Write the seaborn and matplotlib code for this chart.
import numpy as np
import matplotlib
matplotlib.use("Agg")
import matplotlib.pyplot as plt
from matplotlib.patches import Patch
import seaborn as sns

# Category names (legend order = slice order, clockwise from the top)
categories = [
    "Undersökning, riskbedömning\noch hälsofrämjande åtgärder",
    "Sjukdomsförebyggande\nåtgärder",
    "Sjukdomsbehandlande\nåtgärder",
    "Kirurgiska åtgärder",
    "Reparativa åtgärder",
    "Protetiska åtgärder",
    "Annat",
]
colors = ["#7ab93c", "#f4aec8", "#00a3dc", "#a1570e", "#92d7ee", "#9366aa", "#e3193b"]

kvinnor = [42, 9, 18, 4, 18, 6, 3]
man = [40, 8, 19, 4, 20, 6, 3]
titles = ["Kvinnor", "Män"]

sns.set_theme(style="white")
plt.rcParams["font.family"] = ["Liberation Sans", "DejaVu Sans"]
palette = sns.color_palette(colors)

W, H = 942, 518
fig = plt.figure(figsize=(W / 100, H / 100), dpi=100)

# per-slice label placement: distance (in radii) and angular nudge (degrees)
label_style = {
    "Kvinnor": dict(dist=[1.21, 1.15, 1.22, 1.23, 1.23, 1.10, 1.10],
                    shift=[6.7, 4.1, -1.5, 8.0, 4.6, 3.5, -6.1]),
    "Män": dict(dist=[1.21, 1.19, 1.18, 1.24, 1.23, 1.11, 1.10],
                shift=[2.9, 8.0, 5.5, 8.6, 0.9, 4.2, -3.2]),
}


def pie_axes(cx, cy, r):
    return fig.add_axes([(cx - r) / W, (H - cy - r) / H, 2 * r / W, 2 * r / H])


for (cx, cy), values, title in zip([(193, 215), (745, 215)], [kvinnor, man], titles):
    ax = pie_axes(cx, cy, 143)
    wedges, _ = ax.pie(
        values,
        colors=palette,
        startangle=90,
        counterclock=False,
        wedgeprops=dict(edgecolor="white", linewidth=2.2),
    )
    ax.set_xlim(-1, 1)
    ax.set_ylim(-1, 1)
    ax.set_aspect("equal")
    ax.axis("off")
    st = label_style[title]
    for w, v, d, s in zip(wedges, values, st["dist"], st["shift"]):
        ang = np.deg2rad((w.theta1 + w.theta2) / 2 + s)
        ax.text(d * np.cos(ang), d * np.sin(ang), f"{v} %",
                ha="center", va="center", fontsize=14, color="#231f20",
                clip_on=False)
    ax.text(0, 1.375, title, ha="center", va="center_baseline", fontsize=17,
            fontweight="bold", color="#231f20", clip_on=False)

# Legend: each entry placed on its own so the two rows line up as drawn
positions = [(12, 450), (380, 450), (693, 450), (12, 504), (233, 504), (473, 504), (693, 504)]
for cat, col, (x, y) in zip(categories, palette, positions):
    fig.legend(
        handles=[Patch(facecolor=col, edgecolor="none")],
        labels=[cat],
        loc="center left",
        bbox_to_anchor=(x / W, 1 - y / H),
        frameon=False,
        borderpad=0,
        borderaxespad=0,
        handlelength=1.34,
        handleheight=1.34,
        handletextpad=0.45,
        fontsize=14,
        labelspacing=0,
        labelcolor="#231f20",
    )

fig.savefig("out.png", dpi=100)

TASK OBJECTIVE
Reproduce all of the material above word for word.

IN RESPONSE
Write the seaborn and matplotlib code for this chart.
import numpy as np
import matplotlib
matplotlib.use("Agg")
import matplotlib.pyplot as plt
from matplotlib.patches import Patch
import seaborn as sns

# Category names (legend order = slice order, clockwise from the top)
categories = [
    "Undersökning, riskbedömning\noch hälsofrämjande åtgärder",
    "Sjukdomsförebyggande\nåtgärder",
    "Sjukdomsbehandlande\nåtgärder",
    "Kirurgiska åtgärder",
    "Reparativa åtgärder",
    "Protetiska åtgärder",
    "Annat",
]
colors = ["#7ab93c", "#f4aec8", "#00a3dc", "#a1570e", "#92d7ee", "#9366aa", "#e3193b"]

kvinnor = [42, 9, 18, 4, 18, 6, 3]
man = [40, 8, 19, 4, 20, 6, 3]
titles = ["Kvinnor", "Män"]

sns.set_theme(style="white")
plt.rcParams["font.family"] = ["Liberation Sans", "DejaVu Sans"]
palette = sns.color_palette(colors)

W, H = 942, 518
fig = plt.figure(figsize=(W / 100, H / 100), dpi=100)

# per-slice label placement: distance (in radii) and angular nudge (degrees)
label_style = {
    "Kvinnor": dict(dist=[1.21, 1.15, 1.22, 1.23, 1.23, 1.10, 1.10],
                    shift=[6.7, 4.1, -1.5, 8.0, 4.6, 3.5, -6.1]),
    "Män": dict(dist=[1.21, 1.19, 1.18, 1.24, 1.23, 1.11, 1.10],
                shift=[2.9, 8.0, 5.5, 8.6, 0.9, 4.2, -3.2]),
}


def pie_axes(cx, cy, r):
    return fig.add_axes([(cx - r) / W, (H - cy - r) / H, 2 * r / W, 2 * r / H])


for (cx, cy), values, title in zip([(193, 215), (745, 215)], [kvinnor, man], titles):
    ax = pie_axes(cx, cy, 143)
    wedges, _ = ax.pie(
        values,
        colors=palette,
        startangle=90,
        counterclock=False,
        wedgeprops=dict(edgecolor="white", linewidth=2.2),
    )
    ax.set_xlim(-1, 1)
    ax.set_ylim(-1, 1)
    ax.set_aspect("equal")
    ax.axis("off")
    st = label_style[title]
    for w, v, d, s in zip(wedges, values, st["dist"], st["shift"]):
        ang = np.deg2rad((w.theta1 + w.theta2) / 2 + s)
        ax.text(d * np.cos(ang), d * np.sin(ang), f"{v} %",
                ha="center", va="center", fontsize=14, color="#231f20",
                clip_on=False)
    ax.text(0, 1.375, title, ha="center", va="center_baseline", fontsize=17,
            fontweight="bold", color="#231f20", clip_on=False)

# Legend: each entry placed on its own so the two rows line up as drawn
positions = [(12, 450), (380, 450), (693, 450), (12, 504), (233, 504), (473, 504), (693, 504)]
for cat, col, (x, y) in zip(categories, palette, positions):
    fig.legend(
        handles=[Patch(facecolor=col, edgecolor="none")],
        labels=[cat],
        loc="center left",
        bbox_to_anchor=(x / W, 1 - y / H),
        frameon=False,
        borderpad=0,
        borderaxespad=0,
        handlelength=1.34,
        handleheight=1.34,
        handletextpad=0.45,
        fontsize=14,
        labelspacing=0,
        labelcolor="#231f20",
    )

fig.savefig("out.png", dpi=100)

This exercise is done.